- Your task
Give all the lines below again, exactly, with no pictures.
====== Source excerpt ======
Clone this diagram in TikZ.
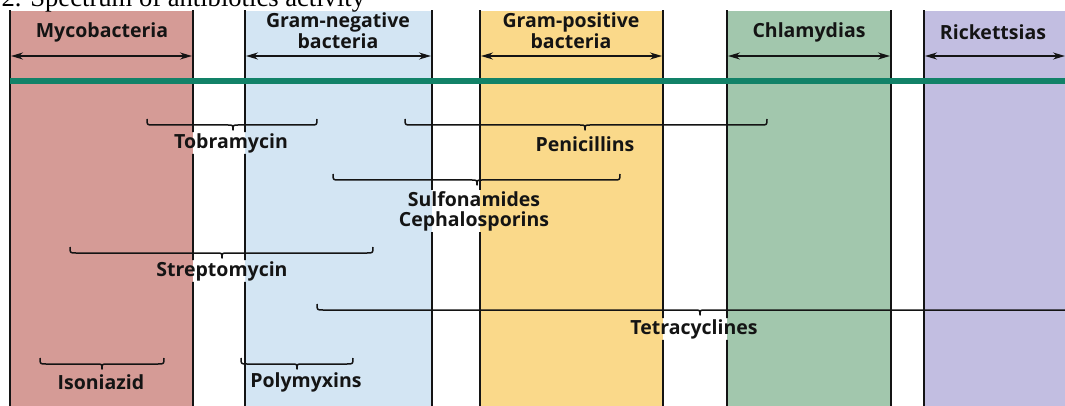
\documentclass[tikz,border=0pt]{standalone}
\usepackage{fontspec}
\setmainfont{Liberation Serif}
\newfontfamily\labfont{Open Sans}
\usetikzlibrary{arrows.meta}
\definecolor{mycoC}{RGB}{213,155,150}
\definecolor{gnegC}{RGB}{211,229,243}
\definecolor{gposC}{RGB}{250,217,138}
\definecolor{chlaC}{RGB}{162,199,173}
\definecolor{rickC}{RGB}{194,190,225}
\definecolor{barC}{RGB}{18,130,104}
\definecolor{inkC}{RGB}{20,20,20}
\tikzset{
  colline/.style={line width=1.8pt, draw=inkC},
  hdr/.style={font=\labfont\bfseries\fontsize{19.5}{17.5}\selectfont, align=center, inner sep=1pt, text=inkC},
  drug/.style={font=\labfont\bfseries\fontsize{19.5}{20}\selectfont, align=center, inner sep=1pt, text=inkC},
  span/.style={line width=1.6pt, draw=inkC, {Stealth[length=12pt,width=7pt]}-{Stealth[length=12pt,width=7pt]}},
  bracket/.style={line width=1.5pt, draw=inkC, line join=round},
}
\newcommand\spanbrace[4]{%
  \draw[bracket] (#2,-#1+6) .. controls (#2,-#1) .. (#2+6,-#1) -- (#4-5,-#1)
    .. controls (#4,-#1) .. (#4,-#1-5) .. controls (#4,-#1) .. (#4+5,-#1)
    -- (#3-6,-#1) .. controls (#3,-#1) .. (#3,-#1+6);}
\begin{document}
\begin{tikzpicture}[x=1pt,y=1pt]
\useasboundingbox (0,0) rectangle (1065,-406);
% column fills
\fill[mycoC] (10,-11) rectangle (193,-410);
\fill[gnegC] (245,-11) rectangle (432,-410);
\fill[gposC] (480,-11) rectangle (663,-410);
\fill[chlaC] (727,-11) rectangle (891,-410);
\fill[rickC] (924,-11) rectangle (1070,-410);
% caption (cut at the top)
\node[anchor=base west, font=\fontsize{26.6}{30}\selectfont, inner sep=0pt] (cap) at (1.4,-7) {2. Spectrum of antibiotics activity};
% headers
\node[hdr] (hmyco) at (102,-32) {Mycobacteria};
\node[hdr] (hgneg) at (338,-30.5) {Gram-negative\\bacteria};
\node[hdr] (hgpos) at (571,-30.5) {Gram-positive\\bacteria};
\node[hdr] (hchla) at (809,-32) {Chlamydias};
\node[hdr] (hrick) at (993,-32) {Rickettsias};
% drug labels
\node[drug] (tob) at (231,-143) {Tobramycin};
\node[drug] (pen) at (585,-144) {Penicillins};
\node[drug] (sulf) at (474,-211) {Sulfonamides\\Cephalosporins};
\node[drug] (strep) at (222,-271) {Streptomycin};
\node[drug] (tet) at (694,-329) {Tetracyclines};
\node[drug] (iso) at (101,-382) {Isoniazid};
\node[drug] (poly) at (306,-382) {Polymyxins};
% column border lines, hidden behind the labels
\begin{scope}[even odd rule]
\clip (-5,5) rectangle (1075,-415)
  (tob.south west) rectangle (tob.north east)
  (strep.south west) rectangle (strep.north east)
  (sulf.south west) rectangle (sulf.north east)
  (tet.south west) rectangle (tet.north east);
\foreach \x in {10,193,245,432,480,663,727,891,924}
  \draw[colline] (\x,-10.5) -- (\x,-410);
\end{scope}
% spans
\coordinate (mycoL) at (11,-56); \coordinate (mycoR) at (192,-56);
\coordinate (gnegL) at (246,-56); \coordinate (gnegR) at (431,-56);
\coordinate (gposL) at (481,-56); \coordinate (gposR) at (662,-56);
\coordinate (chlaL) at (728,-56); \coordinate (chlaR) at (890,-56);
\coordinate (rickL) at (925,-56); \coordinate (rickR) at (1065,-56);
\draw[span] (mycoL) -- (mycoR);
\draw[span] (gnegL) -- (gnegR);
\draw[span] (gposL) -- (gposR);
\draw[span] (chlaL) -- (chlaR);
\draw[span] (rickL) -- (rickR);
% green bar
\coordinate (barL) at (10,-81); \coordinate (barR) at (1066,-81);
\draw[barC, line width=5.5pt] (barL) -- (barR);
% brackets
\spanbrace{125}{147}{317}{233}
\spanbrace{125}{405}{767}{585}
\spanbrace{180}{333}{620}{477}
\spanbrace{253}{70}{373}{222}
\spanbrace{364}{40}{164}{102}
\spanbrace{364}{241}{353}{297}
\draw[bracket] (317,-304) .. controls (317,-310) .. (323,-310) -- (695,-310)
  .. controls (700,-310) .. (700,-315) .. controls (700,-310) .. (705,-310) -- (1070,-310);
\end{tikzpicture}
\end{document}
======
- The output
Clone this diagram in TikZ.
\documentclass[tikz,border=0pt]{standalone}
\usepackage{fontspec}
\setmainfont{Liberation Serif}
\newfontfamily\labfont{Open Sans}
\usetikzlibrary{arrows.meta}
\definecolor{mycoC}{RGB}{213,155,150}
\definecolor{gnegC}{RGB}{211,229,243}
\definecolor{gposC}{RGB}{250,217,138}
\definecolor{chlaC}{RGB}{162,199,173}
\definecolor{rickC}{RGB}{194,190,225}
\definecolor{barC}{RGB}{18,130,104}
\definecolor{inkC}{RGB}{20,20,20}
\tikzset{
  colline/.style={line width=1.8pt, draw=inkC},
  hdr/.style={font=\labfont\bfseries\fontsize{19.5}{17.5}\selectfont, align=center, inner sep=1pt, text=inkC},
  drug/.style={font=\labfont\bfseries\fontsize{19.5}{20}\selectfont, align=center, inner sep=1pt, text=inkC},
  span/.style={line width=1.6pt, draw=inkC, {Stealth[length=12pt,width=7pt]}-{Stealth[length=12pt,width=7pt]}},
  bracket/.style={line width=1.5pt, draw=inkC, line join=round},
}
\newcommand\spanbrace[4]{%
  \draw[bracket] (#2,-#1+6) .. controls (#2,-#1) .. (#2+6,-#1) -- (#4-5,-#1)
    .. controls (#4,-#1) .. (#4,-#1-5) .. controls (#4,-#1) .. (#4+5,-#1)
    -- (#3-6,-#1) .. controls (#3,-#1) .. (#3,-#1+6);}
\begin{document}
\begin{tikzpicture}[x=1pt,y=1pt]
\useasboundingbox (0,0) rectangle (1065,-406);
% column fills
\fill[mycoC] (10,-11) rectangle (193,-410);
\fill[gnegC] (245,-11) rectangle (432,-410);
\fill[gposC] (480,-11) rectangle (663,-410);
\fill[chlaC] (727,-11) rectangle (891,-410);
\fill[rickC] (924,-11) rectangle (1070,-410);
% caption (cut at the top)
\node[anchor=base west, font=\fontsize{26.6}{30}\selectfont, inner sep=0pt] (cap) at (1.4,-7) {2. Spectrum of antibiotics activity};
% headers
\node[hdr] (hmyco) at (102,-32) {Mycobacteria};
\node[hdr] (hgneg) at (338,-30.5) {Gram-negative\\bacteria};
\node[hdr] (hgpos) at (571,-30.5) {Gram-positive\\bacteria};
\node[hdr] (hchla) at (809,-32) {Chlamydias};
\node[hdr] (hrick) at (993,-32) {Rickettsias};
% drug labels
\node[drug] (tob) at (231,-143) {Tobramycin};
\node[drug] (pen) at (585,-144) {Penicillins};
\node[drug] (sulf) at (474,-211) {Sulfonamides\\Cephalosporins};
\node[drug] (strep) at (222,-271) {Streptomycin};
\node[drug] (tet) at (694,-329) {Tetracyclines};
\node[drug] (iso) at (101,-382) {Isoniazid};
\node[drug] (poly) at (306,-382) {Polymyxins};
% column border lines, hidden behind the labels
\begin{scope}[even odd rule]
\clip (-5,5) rectangle (1075,-415)
  (tob.south west) rectangle (tob.north east)
  (strep.south west) rectangle (strep.north east)
  (sulf.south west) rectangle (sulf.north east)
  (tet.south west) rectangle (tet.north east);
\foreach \x in {10,193,245,432,480,663,727,891,924}
  \draw[colline] (\x,-10.5) -- (\x,-410);
\end{scope}
% spans
\coordinate (mycoL) at (11,-56); \coordinate (mycoR) at (192,-56);
\coordinate (gnegL) at (246,-56); \coordinate (gnegR) at (431,-56);
\coordinate (gposL) at (481,-56); \coordinate (gposR) at (662,-56);
\coordinate (chlaL) at (728,-56); \coordinate (chlaR) at (890,-56);
\coordinate (rickL) at (925,-56); \coordinate (rickR) at (1065,-56);
\draw[span] (mycoL) -- (mycoR);
\draw[span] (gnegL) -- (gnegR);
\draw[span] (gposL) -- (gposR);
\draw[span] (chlaL) -- (chlaR);
\draw[span] (rickL) -- (rickR);
% green bar
\coordinate (barL) at (10,-81); \coordinate (barR) at (1066,-81);
\draw[barC, line width=5.5pt] (barL) -- (barR);
% brackets
\spanbrace{125}{147}{317}{233}
\spanbrace{125}{405}{767}{585}
\spanbrace{180}{333}{620}{477}
\spanbrace{253}{70}{373}{222}
\spanbrace{364}{40}{164}{102}
\spanbrace{364}{241}{353}{297}
\draw[bracket] (317,-304) .. controls (317,-310) .. (323,-310) -- (695,-310)
  .. controls (700,-310) .. (700,-315) .. controls (700,-310) .. (705,-310) -- (1070,-310);
\end{tikzpicture}
\end{document}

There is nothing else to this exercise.